Namun, di tengah tren global tersebut, skor demokrasi Indonesia versi Indeks Demokrasi Indonesia (IDI) justru menunjukkan anomali yang tidak sejalan dengan temuan lembaga-lembaga pengukur demokrasi internasional.

Menurut Aqidatul Izza Zain, peneliti Sindikasi Pemilu dan Demokrasi sekaligus ketua tim penulis buku tersebut, pemilu di Indonesia tidak lagi berfungsi sebagai arena kompetisi yang setara tetapi justru menjadi alat untuk memperkokoh kekuasaan.
“Dalam konteks Pilpres 2024, proses kandidasi yang dipolitisasi dan ketidaksetaraan kompetisi menjadi bukti nyata distorsi prinsip-prinsip demokrasi.
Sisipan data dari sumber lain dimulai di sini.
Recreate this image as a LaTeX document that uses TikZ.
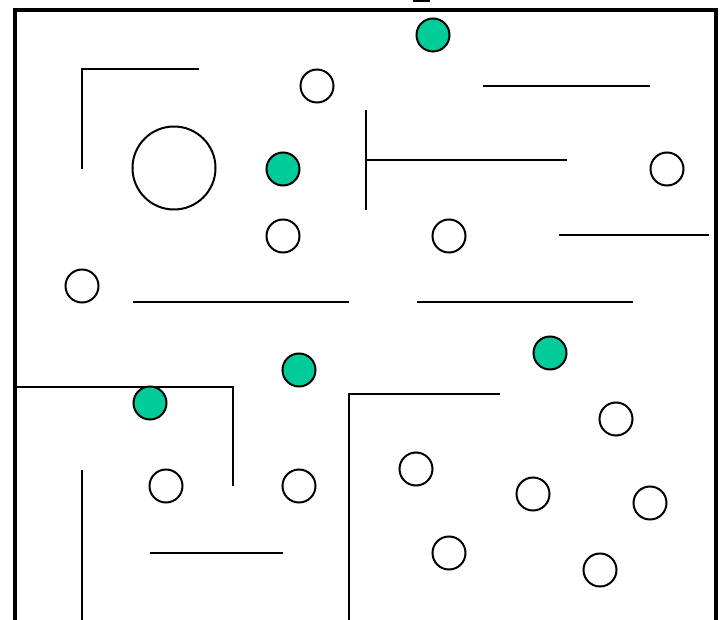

Hal ini diperparah dengan adanya politisasi birokrasi, mobilisasi aparatur negara, penyalahgunaan sumber daya negara untuk mendukung kandidat tertentu, hingga lemahnya independensi penyelenggara pemilu,” kata Aqidatul.
“Fenomena ini menunjukkan bahwa Indonesia mulai memasuki transisi menuju otokrasi elektoral, di mana pemilu yang seharusnya menjadi instrumen utama demokrasi justru digunakan untuk mengonsolidasikan kekuasaan aktor-aktor dominan. Pilpres 2024, dengan segala keterbatasannya, menjadi titik awal yang mencerminkan konsolidasi otokrasi di Indonesia, menandai ancaman serius bagi demokrasi substantif,” dia menekankan.
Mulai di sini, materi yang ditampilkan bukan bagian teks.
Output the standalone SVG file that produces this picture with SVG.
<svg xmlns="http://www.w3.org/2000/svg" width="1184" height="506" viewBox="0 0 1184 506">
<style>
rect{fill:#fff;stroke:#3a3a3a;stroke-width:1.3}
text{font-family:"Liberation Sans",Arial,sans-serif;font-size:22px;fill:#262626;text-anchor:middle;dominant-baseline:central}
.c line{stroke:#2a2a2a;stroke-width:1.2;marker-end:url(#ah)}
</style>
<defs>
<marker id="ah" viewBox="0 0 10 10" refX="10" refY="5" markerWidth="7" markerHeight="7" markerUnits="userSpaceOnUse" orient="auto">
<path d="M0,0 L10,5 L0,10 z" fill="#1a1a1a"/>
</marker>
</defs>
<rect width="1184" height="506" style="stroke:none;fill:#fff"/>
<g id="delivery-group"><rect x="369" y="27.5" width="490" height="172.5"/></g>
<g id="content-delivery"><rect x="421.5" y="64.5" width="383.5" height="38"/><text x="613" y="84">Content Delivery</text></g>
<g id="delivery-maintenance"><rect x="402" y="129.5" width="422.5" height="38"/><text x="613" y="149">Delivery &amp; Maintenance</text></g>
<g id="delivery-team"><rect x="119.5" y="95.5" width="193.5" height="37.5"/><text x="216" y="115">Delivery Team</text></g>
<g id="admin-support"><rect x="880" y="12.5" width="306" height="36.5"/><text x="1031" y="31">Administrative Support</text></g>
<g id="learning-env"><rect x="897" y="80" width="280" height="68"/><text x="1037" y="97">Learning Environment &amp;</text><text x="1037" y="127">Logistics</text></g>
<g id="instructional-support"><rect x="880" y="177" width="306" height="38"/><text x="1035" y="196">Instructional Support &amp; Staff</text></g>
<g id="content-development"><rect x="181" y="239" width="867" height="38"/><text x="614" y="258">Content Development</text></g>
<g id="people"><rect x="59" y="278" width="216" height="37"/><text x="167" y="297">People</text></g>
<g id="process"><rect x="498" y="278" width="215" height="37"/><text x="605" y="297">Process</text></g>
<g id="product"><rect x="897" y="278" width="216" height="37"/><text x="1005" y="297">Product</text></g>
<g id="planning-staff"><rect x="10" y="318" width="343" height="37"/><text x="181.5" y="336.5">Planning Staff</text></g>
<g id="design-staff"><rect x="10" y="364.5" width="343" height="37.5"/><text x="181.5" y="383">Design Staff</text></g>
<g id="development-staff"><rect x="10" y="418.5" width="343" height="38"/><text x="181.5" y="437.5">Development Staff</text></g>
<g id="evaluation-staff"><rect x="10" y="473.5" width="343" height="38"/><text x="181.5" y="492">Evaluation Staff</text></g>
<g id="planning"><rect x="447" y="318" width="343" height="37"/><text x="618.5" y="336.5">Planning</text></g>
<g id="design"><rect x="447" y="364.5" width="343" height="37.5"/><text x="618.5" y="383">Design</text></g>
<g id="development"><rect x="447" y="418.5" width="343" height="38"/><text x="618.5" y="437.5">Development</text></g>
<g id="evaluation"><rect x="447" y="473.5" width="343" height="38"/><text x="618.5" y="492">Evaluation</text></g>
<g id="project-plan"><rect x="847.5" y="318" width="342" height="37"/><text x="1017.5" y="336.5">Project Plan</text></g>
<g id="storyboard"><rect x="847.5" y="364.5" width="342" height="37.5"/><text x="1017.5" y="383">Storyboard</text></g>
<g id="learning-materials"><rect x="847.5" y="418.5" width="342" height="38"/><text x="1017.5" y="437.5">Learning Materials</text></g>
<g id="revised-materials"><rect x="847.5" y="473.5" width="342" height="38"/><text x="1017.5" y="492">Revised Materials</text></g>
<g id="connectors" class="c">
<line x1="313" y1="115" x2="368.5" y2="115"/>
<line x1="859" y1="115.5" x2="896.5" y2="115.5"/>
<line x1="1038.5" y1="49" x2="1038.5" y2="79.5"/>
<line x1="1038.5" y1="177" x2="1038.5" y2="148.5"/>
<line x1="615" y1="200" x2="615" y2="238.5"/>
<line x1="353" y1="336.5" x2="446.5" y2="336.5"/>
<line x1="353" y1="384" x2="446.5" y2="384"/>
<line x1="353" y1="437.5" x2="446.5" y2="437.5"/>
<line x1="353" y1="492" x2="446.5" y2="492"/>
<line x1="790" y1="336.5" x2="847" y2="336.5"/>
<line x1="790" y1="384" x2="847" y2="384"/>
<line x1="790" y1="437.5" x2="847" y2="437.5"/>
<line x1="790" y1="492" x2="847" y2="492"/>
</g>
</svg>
Ketua KPU RI, Mochammad Afifuddin, mengatakan pihaknya akan mencermati terkait wacana undang-undang pemilu dan pilkada dijadikan satu. Ia menilai, jika hal itu dilakukan, akan ada pembahasan pula terkait masa akhir jabatan penyelenggara KPU.

“Catatan terakhir saya, sebagian orang mungkin membayangkan mungkin waktu untuk Pileg-Pilpres agak digeser, seperti 2 tahun misalnya gitu. Nah itu tentu berdampak terhadap riset keserentakan yang sudah diputuskan Mahkamah Konstitusi,” kata Afifuddin dalam dialog dan launching buku ‘Selamat Datang Otokrasi: Pemilu, Kekuasaan, dan Kemunduran Demokrasi’, Novotel Cikini, Jakarta Pusat, Jumat (20/12/2024).
Menurutnya, tingkat partisipasi sebesar 71 persen adalah kabar baik. Ia menyebut jumlah kandidat dalam perhelatan Pilpres ataupun Pilkada yang berbeda juga menjadi pertimbangan.
“Ya tentu daya magnet daya dorong orang datang, dengan jumlah kandidat yang sebanyak di Pilkada dengan pilihan pasti berbeda dengan Pilpres, pasti berbeda,” ungkap Afifuddin.
“Jadi sekarang 71 kalau Pileg, Pilpres kemarin sampai 80-an, ini (pilkada) 71 persen nasionalnya, bahwa Jakarta 57, ada daerah yang 54, tapi banyak juga daerah yang diatas 70, dan ini masih kabar baik,” tambahnya.
Temuan utama buku ini menyoroti penurunan kualitas pemilu di Indonesia, di mana pemilu tidak lagi berfungsi sebagai arena kompetisi yang setara, tetapi justru menjadi alat untuk memperkokoh kekuasaan. Dalam konteks Pilpres 2024, proses kandidasi yang dipolitisasi dan ketidaksetaraan kompetisi menjadi bukti nyata distorsi prinsip-prinsip demokrasi.
Hal ini diperparah dengan adanya politisasi birokrasi, mobilisasi aparatur negara, penyalahgunaan sumber daya negara untuk mendukung kandidat tertentu, hingga lemahnya independensi penyelenggara pemilu.
Fenomena ini menunjukkan bahwa Indonesia mulai memasuki transisi menuju otokrasi elektoral, di mana pemilu yang seharusnya menjadi instrumen utama demokrasi justru digunakan untuk mengonsolidasikan kekuasaan aktor-aktor dominan. Pilpres 2024, dengan segala keterbatasannya, menjadi titik awal yang mencerminkan konsolidasi otokrasi di Indonesia, menandai ancaman serius bagi demokrasi substantif.